From: Reuters
Published April 14, 2008 06:47 PM

Experimental drug shrinks advanced skin cancer

SAN DIEGO (Reuters) - An experimental drug designed to block a specific cell-signaling pathway has been shown in a small trial to shrink tumors in patients with advanced basal cell carcinoma, researchers said on Monday.

Basal cell carcinoma, a type of non-melanoma skin cancer, is the most common form of cancer, with about a million new cases estimated in the United States each year.

Most cases are easy to treat when detected early, but in rare instances the cancer is resistant to treatment, causing damage to skin and sometimes invading bone and cartilage.
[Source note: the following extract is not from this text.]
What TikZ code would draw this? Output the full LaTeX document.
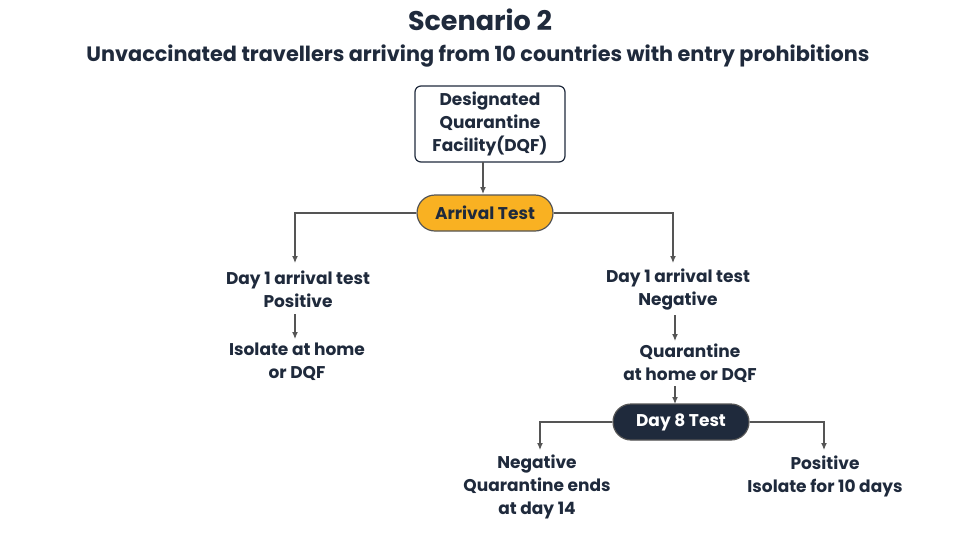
\documentclass[tikz,border=0pt]{standalone}
\usepackage{fontspec}
\setmainfont{Poppins}
\usetikzlibrary{arrows.meta}
\definecolor{navy}{HTML}{1F2A3C}
\definecolor{amber}{HTML}{F9B122}
\definecolor{wire}{HTML}{555555}
\begin{document}
\begin{tikzpicture}[x=0.5pt,y=-0.5pt,>={Latex[length=3.5pt,width=3pt]},
  every node/.style={font=\bfseries\fontsize{8.5}{11.5}\selectfont,text=navy,align=center,inner sep=1pt},
  link/.style={draw=wire,line width=0.6pt},
  pill/.style={draw=wire,rounded corners=9pt,minimum width=68pt,minimum height=18pt,line width=0.6pt}]
\useasboundingbox[fill=white] (0,0) rectangle (960,542);
%%
\node (title) at (480,20) {\fontsize{13.5}{15}\selectfont Scenario 2};
\node (sub) at (478,56) {\fontsize{10.4}{12}\selectfont Unvaccinated travellers arriving from 10 countries with entry prohibitions};
\node (dqf) at (490,124) [draw=navy,rounded corners=3pt,minimum width=75pt,minimum height=38pt,line width=0.6pt] {Designated\\Quarantine\\Facility(DQF)};
\node (arr) at (485,213) [pill,fill=amber] {Arrival Test};
\node (pos1) at (298,289) {Day 1 arrival test\\Positive};
\node (iso1) at (297,362) {Isolate at home\\or DQF};
\node (neg1) at (678,290) {Day 1 arrival test\\Negative};
\node (quar) at (690,363) {Quarantine\\at home or DQF};
\node (day8) at (681,422) [pill,fill=navy,text=white] {Day 8 Test};
\node (neg8) at (537,487) {Negative\\Quarantine ends\\at day 14};
\node (pos8) at (825,476) {Positive\\Isolate for 10 days};
%
\draw [link,->] (483,162) -- (483,194);
\draw [link,->] (arr.west) -| (295,263);
\draw [link,->] (arr.east) -| (673,263);
\draw [link,->] (295,314) -- (295,339);
\draw [link,->] (675,315) -- (675,341);
\draw [link,->] (675,386) -- (675,404);
\draw [link,->] (day8.west) -| (540,450);
\draw [link,->] (day8.east) -| (824,450);
%
\end{tikzpicture}
\end{document}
This first trial in humans of the once-daily oral compound, known as GDC-0449, showed that out of nine treated patients, two had shrinkage of their tumors as shown by a CAT scan, four had shrinkage or improvement of their tumors by clinical exam, two had prolonged periods without tumor growth, and one had significant tumor growth.

ADVERTISEMENT

"We currently do not have any treatments that can effectively slow tumor growth in these advanced patients. This finding has enormous implications in this population," said Dr. Daniel Von Hoff, trial investigator and chief medical officer for the Scottsdale Clinical Research Institute in Arizona.

Genentech Inc and Curis Inc are developing GDC-0449, which is designed to block the Hedgehog pathway.

The Hedgehog ligands are a family of proteins that are important in tissue growth and repair.

Abnormal activation of the Hedgehog signaling pathway because of mutations in two cell surface receptors is the cause of most basal cell carcinomas.

"The drug has been extremely well tolerated," Von Hoff told a meeting of the American Association for Cancer Research.

"Some patients lose a sense of taste, and there has been a small amount of hair loss and weight loss, but the toxicity has been mild."

Curis said in a statement that Genentech expects to initiate a Phase II clinical trial in advanced basal cell carcinoma during the second half of 2008.